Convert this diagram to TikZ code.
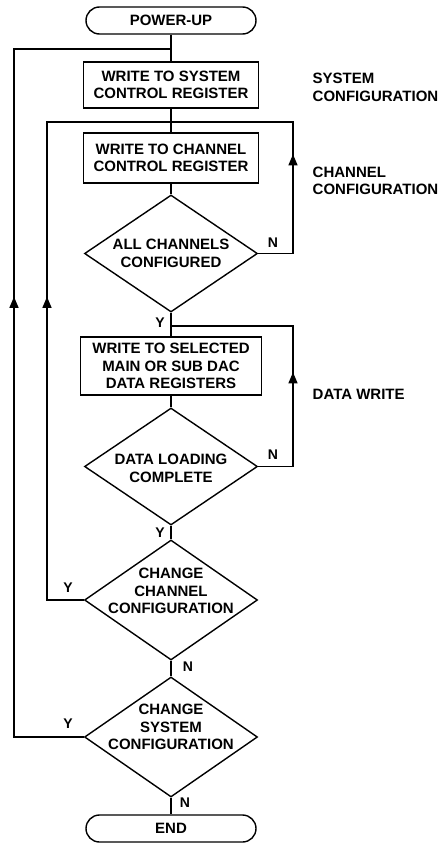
\documentclass[tikz,border=0pt]{standalone}
\usepackage{fontspec}
\setmainfont{Liberation Sans}
\usetikzlibrary{shapes.geometric,shapes.misc,arrows.meta,decorations.markings}
\begin{document}
\begin{tikzpicture}[x=1pt,y=1pt,
  font=\fontsize{15}{17.5}\selectfont\bfseries,
  line width=1.4pt,
  term/.style={rounded rectangle, draw, minimum width=170pt, minimum height=27pt, inner sep=0pt},
  proc/.style={rectangle, draw, minimum width=175pt, align=center, inner sep=0pt},
  dia/.style={diamond, draw, minimum width=173pt, inner sep=0pt},
  dtext/.style={align=center, inner sep=0pt},
  lbl/.style={inner sep=0pt, font=\fontsize{14}{16}\selectfont\bfseries},
  side/.style={align=left, anchor=west, inner sep=0pt},
  uptip/.style={postaction={decorate}, decoration={markings, mark=at position #1 with {\arrow{Triangle[length=11pt,width=9pt]}}}},
]
\useasboundingbox (0,0) rectangle (444,-843);

% main column
\node[term] (pu) at (171,-20.5) {POWER-UP};
\node[proc, minimum height=46pt] (b1) at (171,-85) {WRITE TO SYSTEM\\CONTROL REGISTER};
\node[proc, minimum height=50pt] (b2) at (171,-158) {WRITE TO CHANNEL\\CONTROL REGISTER};
\node[dia, minimum height=117pt, label={[dtext]center:ALL CHANNELS\\CONFIGURED}] (d1) at (171,-253.5) {};
\node[proc, minimum width=181pt, minimum height=58pt] (b3) at (171,-366) {WRITE TO SELECTED\\MAIN OR SUB DAC\\DATA REGISTERS};
\node[dia, minimum height=117pt, label={[dtext, yshift=-2pt]center:DATA LOADING\\COMPLETE}] (d2) at (171,-466.5) {};
\node[dia, minimum height=120pt, label={[dtext, yshift=9pt]center:CHANGE\\CHANNEL\\CONFIGURATION}] (d3) at (171,-600) {};
\node[dia, minimum height=120pt, label={[dtext, yshift=10pt]center:CHANGE\\SYSTEM\\CONFIGURATION}] (d4) at (171,-737) {};
\node[term] (en) at (171,-828.5) {END};

% junction points
\coordinate (j1) at (171,-49);
\coordinate (j1l) at (14,-49);
\coordinate (j2) at (171,-122);
\coordinate (j2l) at (47,-122);
\coordinate (j2r) at (293,-122);
\coordinate (j3) at (171,-326);
\coordinate (j3r) at (293,-326);

% main flow
\draw (pu.south) -- (b1.north);
\draw (b1.south) -- (b2.north);
\draw (b2.south) -- (d1.north);
\draw (d1.south) -- (b3.north);
\draw (b3.south) -- (d2.north);
\draw (d2.south) -- (d3.north);
\draw (d3.south) -- (d4.north);
\draw (d4.south) -- (en.north);

% loops
\draw[uptip=134pt] (d1.east) -| (j2r) -- (j2);
\draw[uptip=129pt] (d2.east) -| (j3r) -- (j3);
\draw[uptip=340pt] (d3.west) -| (j2l) -- (j2);
\draw[uptip=510pt] (d4.west) -| (j1l) -- (j1);

% branch labels
\node[lbl] (n1) at (273,-243) {N};
\node[lbl] (y1) at (160,-323) {Y};
\node[lbl] (n2) at (273,-455) {N};
\node[lbl] (y2) at (160,-533) {Y};
\node[lbl] (y3) at (68,-588) {Y};
\node[lbl] (n3) at (188,-667) {N};
\node[lbl] (y4) at (68,-724) {Y};
\node[lbl] (n4) at (185,-803) {N};

% side labels
\node[side] (s1) at (312,-87.5) {SYSTEM\\CONFIGURATION};
\node[side] (s2) at (312,-181) {CHANNEL\\CONFIGURATION};
\node[side] (s3) at (312,-394.5) {DATA WRITE};
\end{tikzpicture}
\end{document}
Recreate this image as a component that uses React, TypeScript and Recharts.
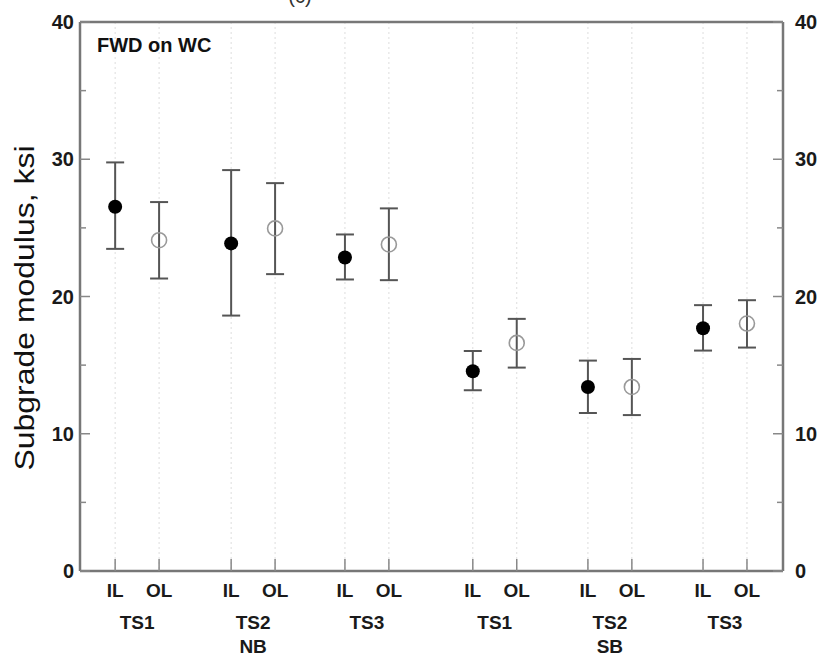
import { ComposedChart, Scatter, ErrorBar, XAxis, YAxis, CartesianGrid, ReferenceLine } from 'recharts';

// positions along the x axis (IL and OL for each test section)
const ilX = [0.8, 3.44, 6.03, 8.94, 11.56, 14.18];
const olX = [1.8, 4.44, 7.03, 9.94, 12.56, 15.18];

const ilMean = [26.54, 23.87, 22.84, 14.55, 13.41, 17.69];
const ilLow = [23.47, 18.61, 21.24, 13.17, 11.51, 16.06];
const ilHigh = [29.77, 29.21, 24.52, 16.03, 15.33, 19.37];

const olMean = [24.1, 24.96, 23.79, 16.62, 13.41, 18.03];
const olLow = [21.31, 21.63, 21.19, 14.82, 11.36, 16.28];
const olHigh = [26.88, 28.26, 26.42, 18.37, 15.45, 19.73];

const sectionLabels = ['TS1', 'TS2', 'TS3', 'TS1', 'TS2', 'TS3'];
const directionLabels = ['', 'NB', '', '', 'SB', ''];
const yTicks = [0, 5, 10, 15, 20, 25, 30, 35, 40];

const FONT = '"Liberation Sans", Arial, sans-serif';
const FRAME = '#777';

const ilData = ilX.map((x, i) => ({ x, y: ilMean[i], err: [ilMean[i] - ilLow[i], ilHigh[i] - ilMean[i]] }));
const olData = olX.map((x, i) => ({ x, y: olMean[i], err: [olMean[i] - olLow[i], olHigh[i] - olMean[i]] }));
const xTicks = [...ilX, ...olX].sort((a, b) => a - b);
const groupTicks = ilX.map((v, i) => (v + olX[i]) / 2);

const LeftTick = ({ x, y, payload }: any) => {
  const major = payload.value % 10 === 0;
  return (
    <g>
      <line x1={x} x2={x + (major ? 10 : 6)} y1={y} y2={y} stroke="#888" strokeWidth={1.5} />
      {major && (
        <text x={x - 6} y={y} dy="0.36em" textAnchor="end" fontFamily={FONT} fontWeight="bold" fontSize={20} fill="#1a1a1a">
          {payload.value}
        </text>
      )}
    </g>
  );
};

const RightTick = ({ x, y, payload }: any) => {
  const major = payload.value % 10 === 0;
  return (
    <g>
      <line x1={x} x2={x - (major ? 10 : 6)} y1={y} y2={y} stroke="#888" strokeWidth={1.5} />
      {major && (
        <text x={x + 12} y={y} dy="0.36em" textAnchor="start" fontFamily={FONT} fontWeight="bold" fontSize={20} fill="#1a1a1a">
          {payload.value}
        </text>
      )}
    </g>
  );
};

const LayerTick = ({ x, y, payload }: any) => (
  <g>
    <line x1={x} x2={x} y1={y} y2={y - 12} stroke="#888" strokeWidth={1.5} />
    <text x={x} y={y + 26} textAnchor="middle" fontFamily={FONT} fontWeight="bold" fontSize={19} fill="#1a1a1a">
      {ilX.includes(payload.value) ? 'IL' : 'OL'}
    </text>
  </g>
);

const GroupTick = ({ x, y, index }: any) => (
  <g>
    <text x={x} y={y + 28} textAnchor="middle" fontFamily={FONT} fontWeight="bold" fontSize={19} fill="#1a1a1a">
      {sectionLabels[index]}
    </text>
    {directionLabels[index] && (
      <text x={x} y={y + 52} textAnchor="middle" fontFamily={FONT} fontWeight="bold" fontSize={19} fill="#1a1a1a">
        {directionLabels[index]}
      </text>
    )}
  </g>
);

const FilledDot = ({ cx, cy }: any) => <circle cx={cx} cy={cy} r={7} fill="#000" />;
const OpenDot = ({ cx, cy }: any) => <circle cx={cx} cy={cy} r={7.5} fill="none" stroke="#999" strokeWidth={1.6} />;
const NoDot = () => <g />;

export default function App() {
  return (
    <div style={{ position: 'absolute', left: 0, top: 0, width: 817, height: 656, background: '#fff' }}>
      <ComposedChart width={817} height={656} margin={{ top: 22, right: 0, bottom: 0, left: 0 }}>
        <CartesianGrid horizontal={false} stroke="#ddd" strokeDasharray="2 3" xAxisId={0} yAxisId="left" />
        <XAxis
          xAxisId={0}
          type="number"
          dataKey="x"
          domain={[0, 16]}
          ticks={xTicks}
          interval={0}
          height={30}
          tickSize={0}
          tickMargin={0}
          tickLine={false}
          axisLine={{ stroke: FRAME, strokeWidth: 2.5 }}
          tick={<LayerTick />}
          allowDataOverflow
        />
        <XAxis
          xAxisId="grp"
          type="number"
          dataKey="x"
          domain={[0, 16]}
          ticks={groupTicks}
          interval={0}
          height={55}
          tickSize={0}
          tickMargin={0}
          tickLine={false}
          axisLine={false}
          tick={<GroupTick />}
          allowDataOverflow
        />
        <YAxis
          yAxisId="left"
          type="number"
          dataKey="y"
          domain={[0, 40]}
          ticks={yTicks}
          interval={0}
          width={80}
          tickSize={0}
          tickMargin={0}
          tickLine={false}
          axisLine={{ stroke: FRAME, strokeWidth: 2.5 }}
          tick={<LeftTick />}
          allowDataOverflow
        />
        <YAxis
          yAxisId="right"
          orientation="right"
          type="number"
          dataKey="y"
          domain={[0, 40]}
          ticks={yTicks}
          interval={0}
          width={34}
          tickSize={0}
          tickMargin={0}
          tickLine={false}
          axisLine={{ stroke: FRAME, strokeWidth: 2.5 }}
          tick={<RightTick />}
          allowDataOverflow
        />
        <ReferenceLine y={40} yAxisId="left" xAxisId={0} stroke={FRAME} strokeWidth={2.5} />
        {/* carrier series so the secondary axes get a scale */}
        <Scatter data={ilData} xAxisId="grp" yAxisId="right" shape={<NoDot />} isAnimationActive={false} />
        <Scatter data={olData} xAxisId={0} yAxisId="left" shape={<OpenDot />} isAnimationActive={false}>
          <ErrorBar dataKey="err" direction="y" width={9} stroke="#555" strokeWidth={2} isAnimationActive={false} />
        </Scatter>
        <Scatter data={ilData} xAxisId={0} yAxisId="left" shape={<FilledDot />} isAnimationActive={false}>
          <ErrorBar dataKey="err" direction="y" width={9} stroke="#555" strokeWidth={2} isAnimationActive={false} />
        </Scatter>
      </ComposedChart>
      <svg width={817} height={656} style={{ position: 'absolute', left: 0, top: 0, pointerEvents: 'none' }}>
        <text x={300} y={3} textAnchor="middle" fontFamily={FONT} fontSize={20} fill="#333">(c)</text>
        <text x={97} y={52} fontFamily={FONT} fontWeight="bold" fontSize={20} fill="#111">FWD on WC</text>
        <text
          transform="translate(24, 308) rotate(-90)"
          textAnchor="middle"
          dy="0.35em"
          fontFamily={FONT}
          fontSize={28}
          textLength={325}
          lengthAdjust="spacingAndGlyphs"
          fill="#111"
        >
          Subgrade modulus, ksi
        </text>
      </svg>
    </div>
  );
}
......
From the first line above to the line containing "(0,0) rectangle (444,-843);", repeat each line exactly. Pictures stay out.

_Task solution_.
Convert this diagram to TikZ code.
\documentclass[tikz,border=0pt]{standalone}
\usepackage{fontspec}
\setmainfont{Liberation Sans}
\usetikzlibrary{shapes.geometric,shapes.misc,arrows.meta,decorations.markings}
\begin{document}
\begin{tikzpicture}[x=1pt,y=1pt,
  font=\fontsize{15}{17.5}\selectfont\bfseries,
  line width=1.4pt,
  term/.style={rounded rectangle, draw, minimum width=170pt, minimum height=27pt, inner sep=0pt},
  proc/.style={rectangle, draw, minimum width=175pt, align=center, inner sep=0pt},
  dia/.style={diamond, draw, minimum width=173pt, inner sep=0pt},
  dtext/.style={align=center, inner sep=0pt},
  lbl/.style={inner sep=0pt, font=\fontsize{14}{16}\selectfont\bfseries},
  side/.style={align=left, anchor=west, inner sep=0pt},
  uptip/.style={postaction={decorate}, decoration={markings, mark=at position #1 with {\arrow{Triangle[length=11pt,width=9pt]}}}},
]
\useasboundingbox (0,0) rectangle (444,-843);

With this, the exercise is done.